JoNova has a great post up at her site on the subject of Greenland’s ice. Please check it out as it demonstrates some points crucial to understanding consensus in science is never the final verdict. Moreover, the consensus about melting ice raising the oceans to ridiculous levels is plainly wrong.
Read the whole post, but here are the two points that matter, as I see it.
First, there is this:
The Experts thought Greenland’s ice has been there for the whole Pleistoscene era, or the last 2.6 million years. It was just another useless consensus, stultifying science — feeding the myth that the climate was perfect until Big Coal screwed it up…
In 2016 some scientists figured out the bedrock under the GISP core was only 1.1 million years old, which was considered “controversial” since the ice was supposed to have been solid for 2.6 million years.
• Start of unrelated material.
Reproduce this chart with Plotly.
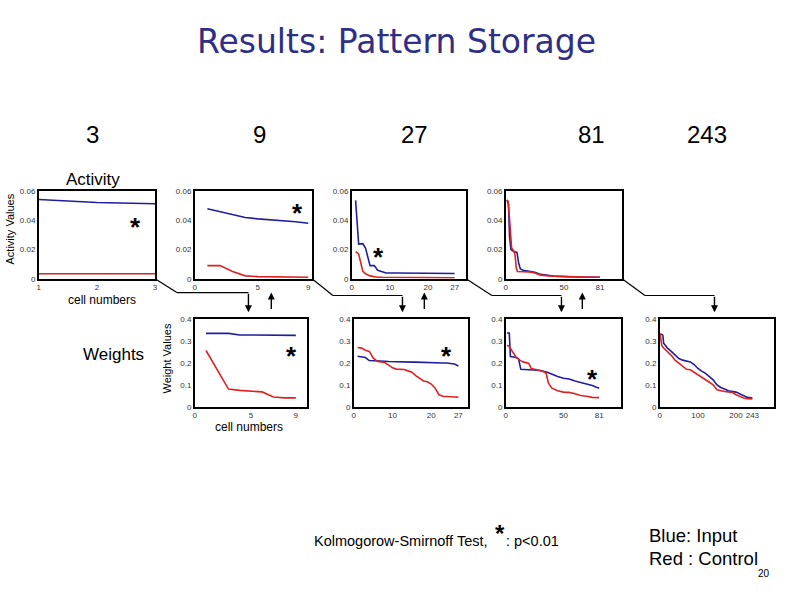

In 2019 Bierman et al were shocked to find that Camp Century (in the far north) had melted totally around 416,000 years ago. (That frozen soil was first dug up in the 1960s, so it sat in a Danish freezer for fifty years.) Another ice core at DYE 3 contained the DNA of spruce trees. Obviously Greenland melts, we just don’t know why, when or how often.
And, then, there is this:
The important message here should be that natural climate change could smack us over the head, but we don’t understand the big forces at all. If Greenland’s ice-cap melts again, we need a few decades to prepare. So we need climate models that can actually predict things, not ones that suit politicians and strangle real research for decades.
If Greenland melted 416,000 years ago, why didn’t it melt during the other three warm spikes below? (Graph from the EPICA ice core in Antarctica).
What a great question! Consensus is meaningless. What we need is real science that can be evaluated through falsification and, instead, we’re speculation on which the Biden Administration thinks we need to spend $3 trillion per year for decades. We are governed by the worst decision-makers ever.
If one looks closely at the ice core temp/CO2 graph the CO2 lags and follows changes in temperature. (This is shown even more clearly on thin line graphs of multiple ice cores). In other words temperature is a driver of CO2 concentration.
I wonder why the vikings named it GREENland? ...and settled there, and it wasn't 416,000 years ago.
If one looks closely at the ice core temp/CO2 graph the CO2 lags and follows changes in temperature. (This is shown even more clearly on thin line graphs of multiple ice cores). In other words temperature is a driver of CO2 concentration.